A slave, knowing that his emancipation will take place in a month's time, yearns for the day and feels increasingly elated as each day passes. Each day brings him closer to what he desires most: his freedom. Likewise, as the Sefer Hachinuch explains, "The whole core of Jewish life is nothing but the Torah. It is for the sake of Torah that the heaven, the earth, and Klal Yisrael were created . . . this is the basis and the reason for them being redeemed and taken out of Egypt. In order that they accept the Torah at Sinai and fulfill it . . . For this reason, since it is the essence of Jewish life, and for its sake they were redeemed and were elevated to all their great status -- we were commanded to count from the day after the yom tov of Pesach until the day that the Torah was given. This is to arouse in our souls a great yearning for that precious day -- our heart's anticipation. Like [Iyov 7:2], 'A slave longs for the shade' and always counts the time to come for the expected moment of his release to freedom. For the counting reveals that the person's whole desire and yearning is to reach that moment." The ultimate result of our freedom from our Egyptian bondage was to accept the Torah. We too, count in expectancy of the day of Shavuos.

This explanation poses a difficulty, for there is a dispute amongst the poskim as to whether the mitzvah of Sefiras HaOmer in our times is a Torah obligation or a Rabbinical obligation (Mishnah Berurah 489:1, Biyur Halachah). If the obligation is Rabbinical, the explanation is understood. Our counting is a remembrance of what occurred in preparation for Kabolas HaTorah that happened then. Klal Yisrael, when they left Egypt and looked forward to accepting Hashem's Torah felt like the slave who is yearning for his day of freedom. It was real for them, so they felt it.

However, if our counting is a Torah obligation, then each day that we count is in anticipation of our accepting the Torah. It is not a recollection, but a presently felt experience -- we are yearning for a real event. Each day we get closer to accepting the Torah. Is this true? Do we accept the Torah on Shavuos? It was already given to Klal Yisrael years ago on the first Shavuos. How does the Sefer Hachinuch's analogy to a slave yearning for the day of his freedom relate to us? When Klal Yisrael first left Egypt it was like that, for they were headed towards Sinai in expectation of receiving the Torah from Hashem.

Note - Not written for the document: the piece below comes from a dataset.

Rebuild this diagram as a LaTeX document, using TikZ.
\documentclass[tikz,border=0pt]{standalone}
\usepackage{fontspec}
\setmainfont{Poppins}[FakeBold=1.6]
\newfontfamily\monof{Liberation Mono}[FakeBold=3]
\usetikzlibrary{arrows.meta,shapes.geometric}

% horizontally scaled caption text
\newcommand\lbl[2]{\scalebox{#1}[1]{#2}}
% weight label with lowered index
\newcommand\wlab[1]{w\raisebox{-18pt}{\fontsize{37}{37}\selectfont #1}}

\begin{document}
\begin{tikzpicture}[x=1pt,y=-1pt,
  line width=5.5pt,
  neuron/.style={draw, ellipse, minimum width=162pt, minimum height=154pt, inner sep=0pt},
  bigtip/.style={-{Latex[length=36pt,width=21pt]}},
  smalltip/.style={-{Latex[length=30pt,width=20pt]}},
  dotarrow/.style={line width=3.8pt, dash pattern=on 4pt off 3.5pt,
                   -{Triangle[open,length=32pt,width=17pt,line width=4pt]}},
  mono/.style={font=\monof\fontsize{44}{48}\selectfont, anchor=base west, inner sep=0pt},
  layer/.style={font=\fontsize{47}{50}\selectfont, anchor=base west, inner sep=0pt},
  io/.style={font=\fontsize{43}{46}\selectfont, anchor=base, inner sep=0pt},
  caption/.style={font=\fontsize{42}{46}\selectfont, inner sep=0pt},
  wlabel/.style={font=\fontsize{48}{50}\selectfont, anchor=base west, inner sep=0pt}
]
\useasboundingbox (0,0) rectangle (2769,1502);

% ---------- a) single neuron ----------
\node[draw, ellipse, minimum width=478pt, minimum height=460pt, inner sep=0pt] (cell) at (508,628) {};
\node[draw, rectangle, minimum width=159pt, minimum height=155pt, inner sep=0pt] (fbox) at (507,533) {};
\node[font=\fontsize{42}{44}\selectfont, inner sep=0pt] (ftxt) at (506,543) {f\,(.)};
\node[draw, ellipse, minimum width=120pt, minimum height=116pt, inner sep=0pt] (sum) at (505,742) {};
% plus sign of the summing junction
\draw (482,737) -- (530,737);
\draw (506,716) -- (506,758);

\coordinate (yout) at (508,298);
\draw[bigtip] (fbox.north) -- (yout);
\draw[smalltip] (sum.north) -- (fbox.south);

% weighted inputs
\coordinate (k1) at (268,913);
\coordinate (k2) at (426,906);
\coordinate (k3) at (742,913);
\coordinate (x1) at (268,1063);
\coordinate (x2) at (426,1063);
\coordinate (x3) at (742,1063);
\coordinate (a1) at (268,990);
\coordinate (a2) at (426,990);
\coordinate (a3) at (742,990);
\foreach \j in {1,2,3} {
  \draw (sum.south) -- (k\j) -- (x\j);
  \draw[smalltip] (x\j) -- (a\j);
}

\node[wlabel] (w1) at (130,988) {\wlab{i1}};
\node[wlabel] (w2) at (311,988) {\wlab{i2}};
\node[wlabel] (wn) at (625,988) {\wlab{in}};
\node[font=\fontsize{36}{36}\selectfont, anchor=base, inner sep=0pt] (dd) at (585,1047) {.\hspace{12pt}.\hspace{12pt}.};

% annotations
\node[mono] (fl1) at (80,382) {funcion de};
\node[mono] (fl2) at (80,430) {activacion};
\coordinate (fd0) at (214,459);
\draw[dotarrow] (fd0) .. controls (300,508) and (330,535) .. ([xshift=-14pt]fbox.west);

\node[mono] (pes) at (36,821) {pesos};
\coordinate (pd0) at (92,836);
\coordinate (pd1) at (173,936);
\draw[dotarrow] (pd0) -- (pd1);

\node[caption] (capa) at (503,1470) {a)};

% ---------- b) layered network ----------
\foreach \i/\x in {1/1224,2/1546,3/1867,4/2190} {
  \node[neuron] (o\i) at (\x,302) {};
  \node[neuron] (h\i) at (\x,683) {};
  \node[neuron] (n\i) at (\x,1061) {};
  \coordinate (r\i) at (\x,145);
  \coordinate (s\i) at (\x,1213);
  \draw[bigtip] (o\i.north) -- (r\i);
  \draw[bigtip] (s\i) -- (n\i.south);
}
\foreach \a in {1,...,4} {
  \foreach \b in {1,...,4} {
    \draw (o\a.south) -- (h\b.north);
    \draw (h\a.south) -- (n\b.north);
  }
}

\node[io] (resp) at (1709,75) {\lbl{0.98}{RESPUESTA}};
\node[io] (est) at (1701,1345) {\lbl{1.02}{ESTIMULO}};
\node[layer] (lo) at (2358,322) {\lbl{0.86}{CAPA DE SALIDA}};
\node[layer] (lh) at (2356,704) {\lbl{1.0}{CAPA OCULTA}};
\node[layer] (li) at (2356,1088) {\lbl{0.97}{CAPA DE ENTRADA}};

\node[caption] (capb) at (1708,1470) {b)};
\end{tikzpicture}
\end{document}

Today, when we approach the Yom Tov of Shavuos, how does our counting the Omer fit in?

The Talmud Yerushalmi (Rosh Hashanah 21a) has a tremendous insight, "R' MeSharshe'ah said in the name of R' Eidi that by all the korbonos it is written `chet' [sin]; and by Atzeres [Shavuos] it is not written `chet.' HaKodosh Boruch Hu says to them, "Since you have accepted upon yourselves the yoke of Torah, I attribute it to you as if there were no sins in your days." Hashem regards us on Shavuos, as being without sin. We are completely absolved of any of our wrongdoings. Everything was erased because of the act of assuming the yoke, all the responsibilities, obligations and efforts required to know and observe the Torah. We can achieve on Shavuos even more than we can on Yom Kippur!